#### [What you will do]
From the listing below, output the lines between the one with "Give me the seaborn" and the one with "from matplotlib.legend_handler import", including those two, and nothing else. Pictures are not copied.

#### [Provided entries]
------

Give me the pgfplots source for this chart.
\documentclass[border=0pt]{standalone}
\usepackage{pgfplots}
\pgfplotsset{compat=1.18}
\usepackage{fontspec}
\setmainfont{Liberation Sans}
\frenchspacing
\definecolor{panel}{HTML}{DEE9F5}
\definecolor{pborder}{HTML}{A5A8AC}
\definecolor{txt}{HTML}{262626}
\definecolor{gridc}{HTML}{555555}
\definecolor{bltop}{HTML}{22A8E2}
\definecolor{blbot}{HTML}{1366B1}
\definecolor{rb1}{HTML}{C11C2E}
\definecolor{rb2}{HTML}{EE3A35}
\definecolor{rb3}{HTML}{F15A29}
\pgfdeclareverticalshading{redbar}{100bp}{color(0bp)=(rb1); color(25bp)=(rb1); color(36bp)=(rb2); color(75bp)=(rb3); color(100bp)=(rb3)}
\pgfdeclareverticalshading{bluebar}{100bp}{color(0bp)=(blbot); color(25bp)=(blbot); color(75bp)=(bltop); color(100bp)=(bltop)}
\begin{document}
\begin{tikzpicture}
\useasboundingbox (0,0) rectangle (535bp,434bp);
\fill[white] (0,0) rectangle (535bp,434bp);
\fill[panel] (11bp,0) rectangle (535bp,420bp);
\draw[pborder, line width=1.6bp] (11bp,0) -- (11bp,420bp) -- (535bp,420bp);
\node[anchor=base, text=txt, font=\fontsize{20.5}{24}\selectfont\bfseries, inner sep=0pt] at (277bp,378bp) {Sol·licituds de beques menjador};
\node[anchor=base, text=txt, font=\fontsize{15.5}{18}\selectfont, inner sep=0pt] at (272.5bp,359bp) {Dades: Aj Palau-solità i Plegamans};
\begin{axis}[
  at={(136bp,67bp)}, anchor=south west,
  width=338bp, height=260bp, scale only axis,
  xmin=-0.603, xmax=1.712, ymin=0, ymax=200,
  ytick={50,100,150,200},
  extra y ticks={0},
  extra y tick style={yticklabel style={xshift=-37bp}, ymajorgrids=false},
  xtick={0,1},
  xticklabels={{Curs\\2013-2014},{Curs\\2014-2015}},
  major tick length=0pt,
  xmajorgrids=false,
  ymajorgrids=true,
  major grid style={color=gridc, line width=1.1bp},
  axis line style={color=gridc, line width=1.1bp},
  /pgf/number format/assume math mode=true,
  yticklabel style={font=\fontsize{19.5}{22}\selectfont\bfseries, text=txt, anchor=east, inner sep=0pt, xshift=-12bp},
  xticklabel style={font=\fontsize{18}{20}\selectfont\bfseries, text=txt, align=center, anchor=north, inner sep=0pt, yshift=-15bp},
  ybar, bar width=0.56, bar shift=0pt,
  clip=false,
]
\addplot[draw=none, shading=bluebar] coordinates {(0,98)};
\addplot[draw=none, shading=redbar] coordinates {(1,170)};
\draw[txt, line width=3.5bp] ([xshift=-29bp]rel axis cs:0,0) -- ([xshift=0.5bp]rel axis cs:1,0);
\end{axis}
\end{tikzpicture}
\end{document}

------

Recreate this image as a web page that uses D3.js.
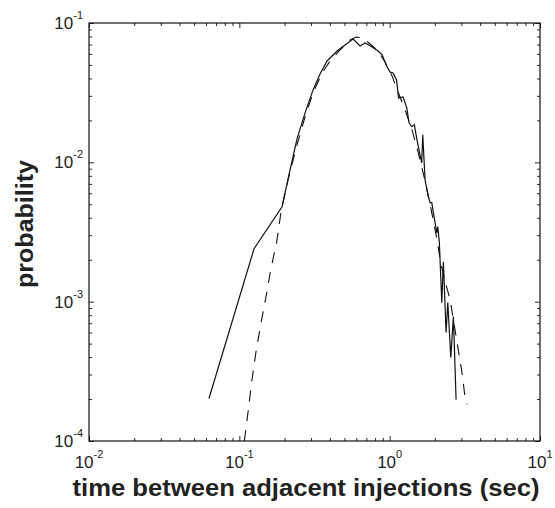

------

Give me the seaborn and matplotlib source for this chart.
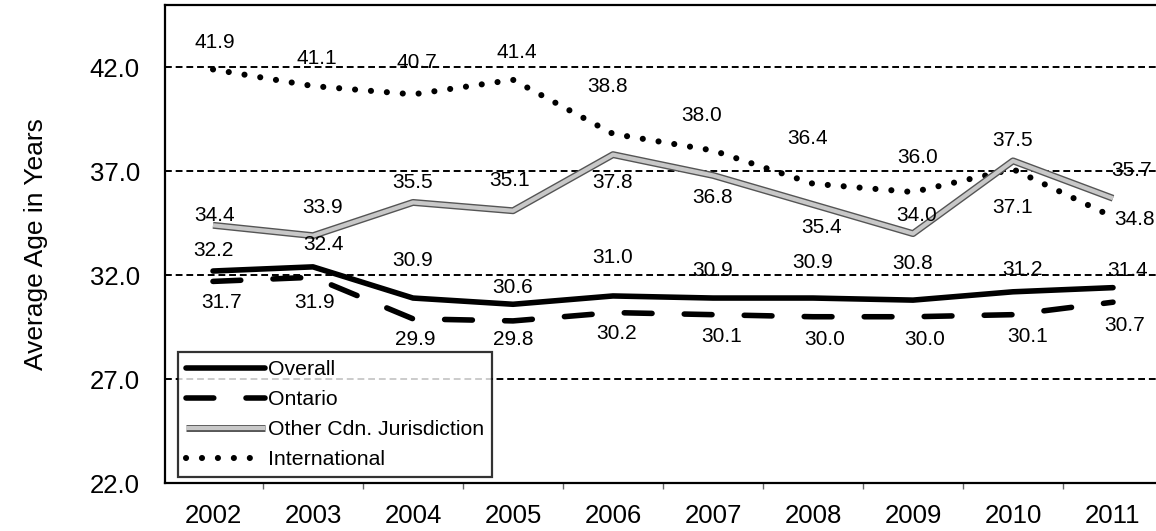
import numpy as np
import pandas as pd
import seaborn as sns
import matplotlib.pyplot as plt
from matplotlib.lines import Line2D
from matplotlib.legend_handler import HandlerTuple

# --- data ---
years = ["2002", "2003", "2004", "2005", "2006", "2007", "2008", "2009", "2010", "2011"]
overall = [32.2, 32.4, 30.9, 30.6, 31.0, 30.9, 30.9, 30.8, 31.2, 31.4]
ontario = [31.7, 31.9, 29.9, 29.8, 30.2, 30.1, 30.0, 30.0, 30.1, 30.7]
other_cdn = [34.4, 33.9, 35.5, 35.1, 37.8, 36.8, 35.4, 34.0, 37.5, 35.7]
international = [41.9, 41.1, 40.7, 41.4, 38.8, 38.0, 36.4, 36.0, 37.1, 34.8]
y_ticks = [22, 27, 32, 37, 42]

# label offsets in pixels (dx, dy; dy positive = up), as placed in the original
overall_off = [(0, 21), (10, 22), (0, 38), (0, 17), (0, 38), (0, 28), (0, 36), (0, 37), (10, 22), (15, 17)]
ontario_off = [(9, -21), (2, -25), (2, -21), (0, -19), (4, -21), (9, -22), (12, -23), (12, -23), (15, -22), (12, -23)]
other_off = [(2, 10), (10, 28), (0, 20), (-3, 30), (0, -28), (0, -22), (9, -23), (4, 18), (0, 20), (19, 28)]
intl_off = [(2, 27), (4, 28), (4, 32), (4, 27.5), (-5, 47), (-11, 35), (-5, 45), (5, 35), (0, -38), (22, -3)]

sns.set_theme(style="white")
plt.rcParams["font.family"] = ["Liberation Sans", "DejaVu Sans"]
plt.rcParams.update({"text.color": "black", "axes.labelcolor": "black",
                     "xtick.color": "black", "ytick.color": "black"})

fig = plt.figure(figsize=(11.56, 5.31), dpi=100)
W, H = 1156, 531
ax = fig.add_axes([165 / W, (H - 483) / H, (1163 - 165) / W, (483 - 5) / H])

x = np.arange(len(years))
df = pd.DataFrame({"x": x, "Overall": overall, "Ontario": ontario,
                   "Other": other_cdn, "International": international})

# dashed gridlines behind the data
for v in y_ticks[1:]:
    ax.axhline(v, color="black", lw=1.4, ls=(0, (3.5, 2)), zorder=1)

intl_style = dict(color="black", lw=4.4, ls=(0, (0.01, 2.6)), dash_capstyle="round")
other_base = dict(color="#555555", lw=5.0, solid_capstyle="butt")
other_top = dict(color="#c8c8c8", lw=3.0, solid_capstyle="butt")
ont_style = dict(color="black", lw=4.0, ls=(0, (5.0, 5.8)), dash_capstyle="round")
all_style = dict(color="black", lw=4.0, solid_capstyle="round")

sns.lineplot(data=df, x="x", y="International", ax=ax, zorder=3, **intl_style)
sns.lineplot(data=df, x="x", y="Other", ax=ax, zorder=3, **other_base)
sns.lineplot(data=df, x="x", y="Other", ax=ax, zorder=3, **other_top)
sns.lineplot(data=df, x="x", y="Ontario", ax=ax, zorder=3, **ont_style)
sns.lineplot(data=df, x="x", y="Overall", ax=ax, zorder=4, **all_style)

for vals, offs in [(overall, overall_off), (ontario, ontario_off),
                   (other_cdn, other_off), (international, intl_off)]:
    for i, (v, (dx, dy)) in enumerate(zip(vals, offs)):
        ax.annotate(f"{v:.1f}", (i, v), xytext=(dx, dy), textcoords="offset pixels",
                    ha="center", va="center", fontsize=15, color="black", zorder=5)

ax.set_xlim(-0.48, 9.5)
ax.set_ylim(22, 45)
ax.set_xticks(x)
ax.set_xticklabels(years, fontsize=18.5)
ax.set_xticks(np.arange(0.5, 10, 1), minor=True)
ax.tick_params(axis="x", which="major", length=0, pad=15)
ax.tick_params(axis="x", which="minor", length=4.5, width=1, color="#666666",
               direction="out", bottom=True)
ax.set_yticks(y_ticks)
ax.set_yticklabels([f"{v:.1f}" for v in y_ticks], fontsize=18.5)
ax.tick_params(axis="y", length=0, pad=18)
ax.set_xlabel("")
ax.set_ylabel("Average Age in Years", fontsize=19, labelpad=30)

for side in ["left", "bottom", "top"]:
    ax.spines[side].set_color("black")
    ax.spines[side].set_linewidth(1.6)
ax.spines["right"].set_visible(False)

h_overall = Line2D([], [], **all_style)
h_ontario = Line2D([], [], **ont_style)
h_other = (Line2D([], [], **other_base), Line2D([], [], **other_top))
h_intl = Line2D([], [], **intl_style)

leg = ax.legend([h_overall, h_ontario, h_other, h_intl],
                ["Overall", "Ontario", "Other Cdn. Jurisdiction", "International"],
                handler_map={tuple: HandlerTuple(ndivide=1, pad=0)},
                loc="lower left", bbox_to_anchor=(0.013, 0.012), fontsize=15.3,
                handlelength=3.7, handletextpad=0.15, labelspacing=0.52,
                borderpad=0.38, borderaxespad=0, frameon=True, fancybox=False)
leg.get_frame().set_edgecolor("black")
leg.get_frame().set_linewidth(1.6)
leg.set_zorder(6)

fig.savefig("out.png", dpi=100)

------

#### [Finished exercise]
Give me the seaborn and matplotlib source for this chart.
import numpy as np
import pandas as pd
import seaborn as sns
import matplotlib.pyplot as plt
from matplotlib.lines import Line2D
from matplotlib.legend_handler import HandlerTuple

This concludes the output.